--- Start of TASK INPUTS ---

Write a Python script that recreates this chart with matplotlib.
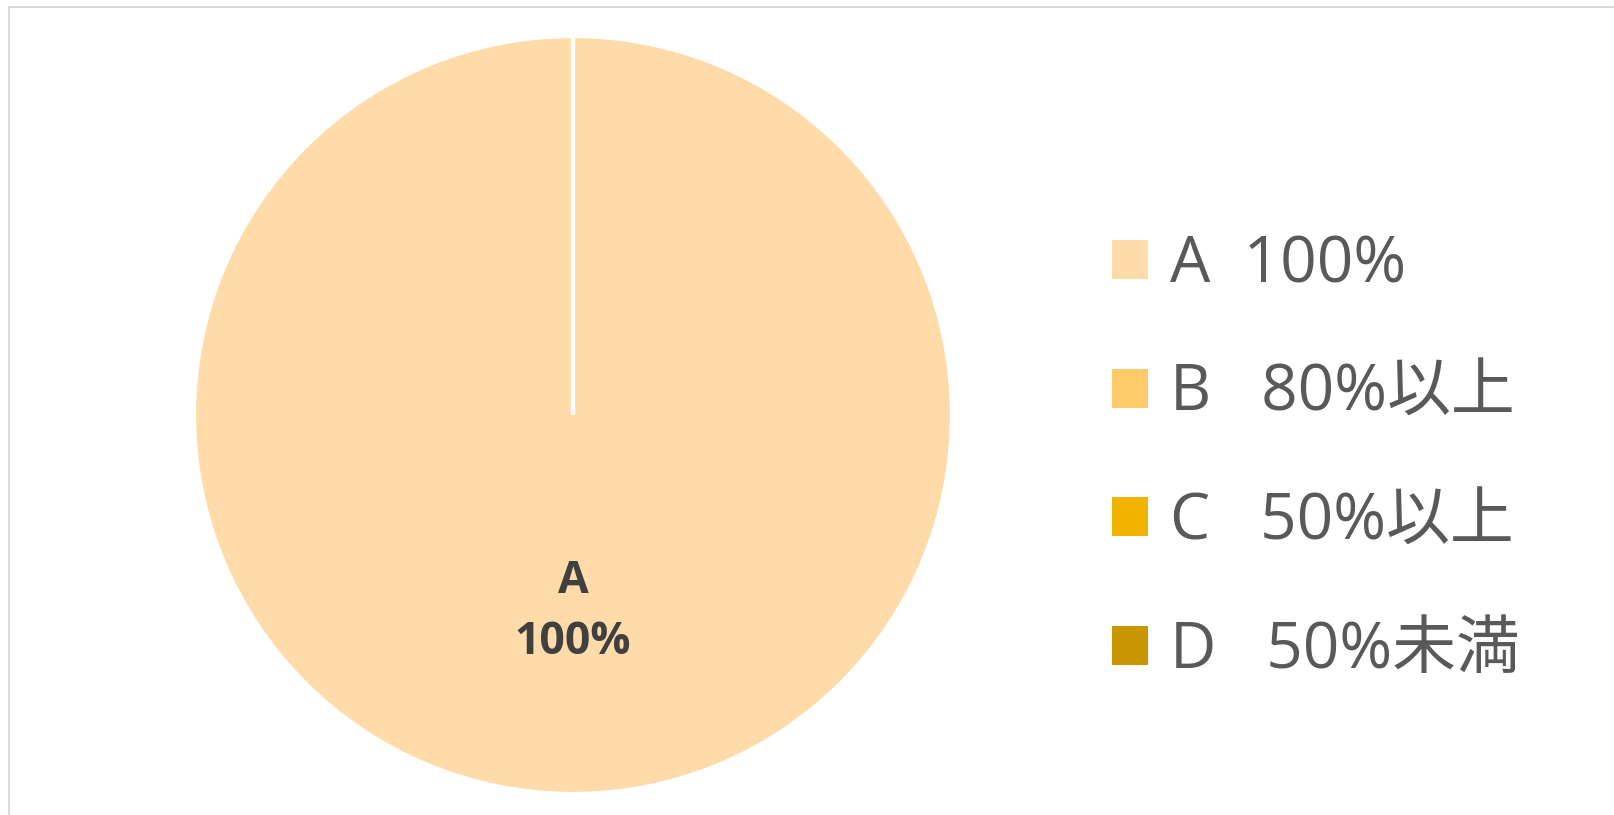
import matplotlib.pyplot as plt
from matplotlib.patches import Patch, Rectangle

plt.rcParams['font.family'] = ['Open Sans', 'Noto Sans CJK JP', 'DejaVu Sans']

categories = ["A", "B", "C", "D"]
descriptions = ["100%", "80%以上", "50%以上", "50%未満"]
gaps = ["  ", "   ", "   ", "   "]
values = [100, 0, 0, 0]
colors = ["#FFDBAA", "#FFCA6A", "#F0B300", "#C89600"]

fig = plt.figure(figsize=(16.14, 8.15), dpi=100)
ax = fig.add_axes([193 / 1614, 21 / 815, 760 / 1614, 758 / 815])

pie_labels = [c + "\n" + d if v > 0 else "" for c, d, v in zip(categories, descriptions, values)]
wedges, texts = ax.pie(values, colors=colors, startangle=90, counterclock=False,
                       labels=pie_labels, labeldistance=0.52,
                       wedgeprops=dict(edgecolor="white", linewidth=3),
                       textprops=dict(fontsize=32, fontweight="bold", color="#404040"))
for t in texts:
    t.set_ha("center")
    t.set_linespacing(1.45)
ax.set_xlim(-1, 1)
ax.set_ylim(-1, 1)

# legend on the right
handles = [Patch(facecolor=c, edgecolor="none") for c in colors]
leg_labels = [c + g + d for c, g, d in zip(categories, gaps, descriptions)]
fig.legend(handles, leg_labels, loc="center left", bbox_to_anchor=(1112 / 1614, 1 - 458 / 815),
           frameon=False, fontsize=46, handlelength=0.563, handleheight=0.563,
           handletextpad=0.34, labelspacing=1.01, borderpad=0, borderaxespad=0,
           labelcolor="#595959")

# chart area border
fig.patches.append(Rectangle((8.5 / 1614, -0.2), 1.5, 1.2 - 6.5 / 815, transform=fig.transFigure,
                             fill=False, edgecolor="#D9D9D9", linewidth=1.5))

fig.savefig("out.png", dpi=100)
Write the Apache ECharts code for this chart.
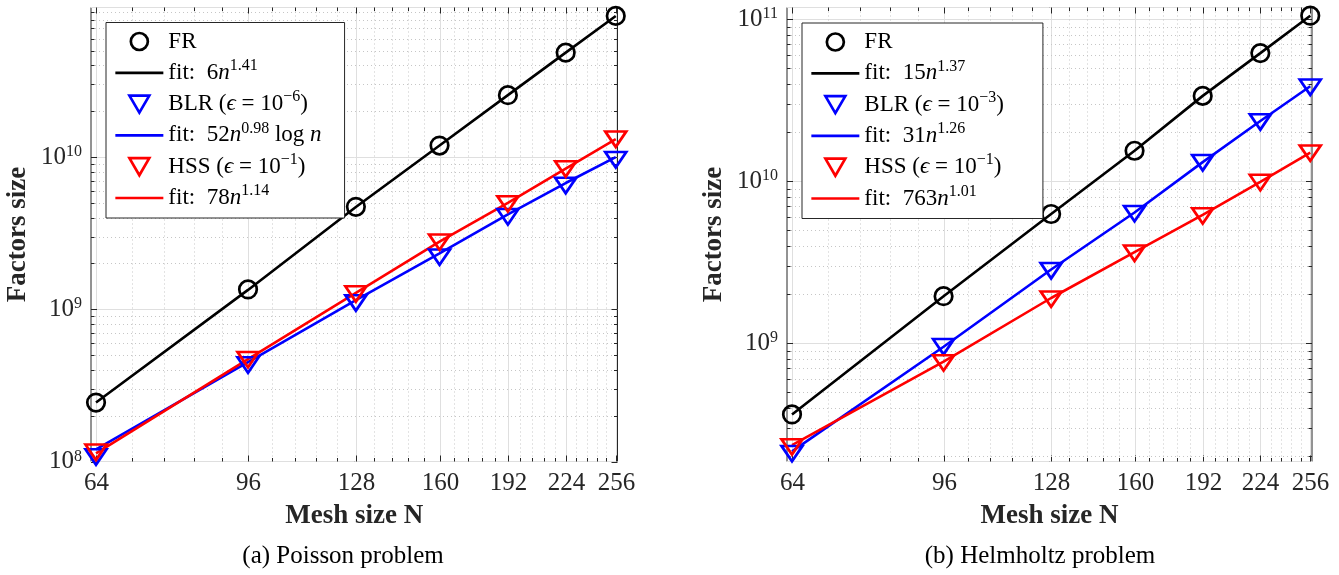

--- End of TASK INPUTS ---

## STATED EXERCISE
Copy each line from the records above that includes the string "matplotlib".

## SOLUTION
Write a Python script that recreates this chart with matplotlib.
import matplotlib.pyplot as plt
from matplotlib.patches import Patch, Rectangle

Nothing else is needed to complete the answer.